Extract the full listing below without altering a single character.
START Supplied data
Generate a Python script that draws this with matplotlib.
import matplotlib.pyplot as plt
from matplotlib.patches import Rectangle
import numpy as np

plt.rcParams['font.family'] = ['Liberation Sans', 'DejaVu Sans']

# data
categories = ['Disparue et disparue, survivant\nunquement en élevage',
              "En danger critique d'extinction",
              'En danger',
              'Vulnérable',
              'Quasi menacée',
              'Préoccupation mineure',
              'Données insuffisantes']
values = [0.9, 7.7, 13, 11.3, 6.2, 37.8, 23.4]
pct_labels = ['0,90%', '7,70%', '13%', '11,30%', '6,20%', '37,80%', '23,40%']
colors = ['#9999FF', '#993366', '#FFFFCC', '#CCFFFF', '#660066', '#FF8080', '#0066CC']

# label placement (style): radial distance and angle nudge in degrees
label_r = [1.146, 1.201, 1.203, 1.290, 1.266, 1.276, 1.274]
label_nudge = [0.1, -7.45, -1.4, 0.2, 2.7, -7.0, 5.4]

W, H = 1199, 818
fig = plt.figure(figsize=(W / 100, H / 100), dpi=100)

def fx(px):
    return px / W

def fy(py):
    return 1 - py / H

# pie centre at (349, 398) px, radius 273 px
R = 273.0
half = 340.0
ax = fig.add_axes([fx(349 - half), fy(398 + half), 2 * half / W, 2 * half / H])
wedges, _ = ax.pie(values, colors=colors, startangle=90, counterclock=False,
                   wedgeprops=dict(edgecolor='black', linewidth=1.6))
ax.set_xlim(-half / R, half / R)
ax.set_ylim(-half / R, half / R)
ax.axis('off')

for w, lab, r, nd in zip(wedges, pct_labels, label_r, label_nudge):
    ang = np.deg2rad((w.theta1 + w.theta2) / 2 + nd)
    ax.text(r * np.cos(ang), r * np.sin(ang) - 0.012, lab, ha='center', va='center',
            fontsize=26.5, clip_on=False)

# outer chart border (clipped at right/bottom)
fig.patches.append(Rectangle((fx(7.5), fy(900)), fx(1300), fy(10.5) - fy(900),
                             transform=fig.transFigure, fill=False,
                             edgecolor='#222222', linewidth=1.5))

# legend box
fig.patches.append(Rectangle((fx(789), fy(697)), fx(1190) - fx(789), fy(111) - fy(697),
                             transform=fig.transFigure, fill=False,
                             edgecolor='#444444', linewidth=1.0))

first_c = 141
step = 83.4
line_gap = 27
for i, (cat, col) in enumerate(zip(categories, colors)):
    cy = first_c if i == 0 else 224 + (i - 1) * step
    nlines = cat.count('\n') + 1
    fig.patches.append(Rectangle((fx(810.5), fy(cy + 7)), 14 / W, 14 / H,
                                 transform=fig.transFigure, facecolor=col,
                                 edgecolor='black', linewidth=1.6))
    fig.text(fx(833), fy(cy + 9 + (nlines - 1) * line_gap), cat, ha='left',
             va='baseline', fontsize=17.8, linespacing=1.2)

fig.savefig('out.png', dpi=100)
END Supplied data
Task answer:
Generate a Python script that draws this with matplotlib.
import matplotlib.pyplot as plt
from matplotlib.patches import Rectangle
import numpy as np

plt.rcParams['font.family'] = ['Liberation Sans', 'DejaVu Sans']

# data
categories = ['Disparue et disparue, survivant\nunquement en élevage',
              "En danger critique d'extinction",
              'En danger',
              'Vulnérable',
              'Quasi menacée',
              'Préoccupation mineure',
              'Données insuffisantes']
values = [0.9, 7.7, 13, 11.3, 6.2, 37.8, 23.4]
pct_labels = ['0,90%', '7,70%', '13%', '11,30%', '6,20%', '37,80%', '23,40%']
colors = ['#9999FF', '#993366', '#FFFFCC', '#CCFFFF', '#660066', '#FF8080', '#0066CC']

# label placement (style): radial distance and angle nudge in degrees
label_r = [1.146, 1.201, 1.203, 1.290, 1.266, 1.276, 1.274]
label_nudge = [0.1, -7.45, -1.4, 0.2, 2.7, -7.0, 5.4]

W, H = 1199, 818
fig = plt.figure(figsize=(W / 100, H / 100), dpi=100)

def fx(px):
    return px / W

def fy(py):
    return 1 - py / H

# pie centre at (349, 398) px, radius 273 px
R = 273.0
half = 340.0
ax = fig.add_axes([fx(349 - half), fy(398 + half), 2 * half / W, 2 * half / H])
wedges, _ = ax.pie(values, colors=colors, startangle=90, counterclock=False,
                   wedgeprops=dict(edgecolor='black', linewidth=1.6))
ax.set_xlim(-half / R, half / R)
ax.set_ylim(-half / R, half / R)
ax.axis('off')

for w, lab, r, nd in zip(wedges, pct_labels, label_r, label_nudge):
    ang = np.deg2rad((w.theta1 + w.theta2) / 2 + nd)
    ax.text(r * np.cos(ang), r * np.sin(ang) - 0.012, lab, ha='center', va='center',
            fontsize=26.5, clip_on=False)

# outer chart border (clipped at right/bottom)
fig.patches.append(Rectangle((fx(7.5), fy(900)), fx(1300), fy(10.5) - fy(900),
                             transform=fig.transFigure, fill=False,
                             edgecolor='#222222', linewidth=1.5))

# legend box
fig.patches.append(Rectangle((fx(789), fy(697)), fx(1190) - fx(789), fy(111) - fy(697),
                             transform=fig.transFigure, fill=False,
                             edgecolor='#444444', linewidth=1.0))

first_c = 141
step = 83.4
line_gap = 27
for i, (cat, col) in enumerate(zip(categories, colors)):
    cy = first_c if i == 0 else 224 + (i - 1) * step
    nlines = cat.count('\n') + 1
    fig.patches.append(Rectangle((fx(810.5), fy(cy + 7)), 14 / W, 14 / H,
                                 transform=fig.transFigure, facecolor=col,
                                 edgecolor='black', linewidth=1.6))
    fig.text(fx(833), fy(cy + 9 + (nlines - 1) * line_gap), cat, ha='left',
             va='baseline', fontsize=17.8, linespacing=1.2)

fig.savefig('out.png', dpi=100)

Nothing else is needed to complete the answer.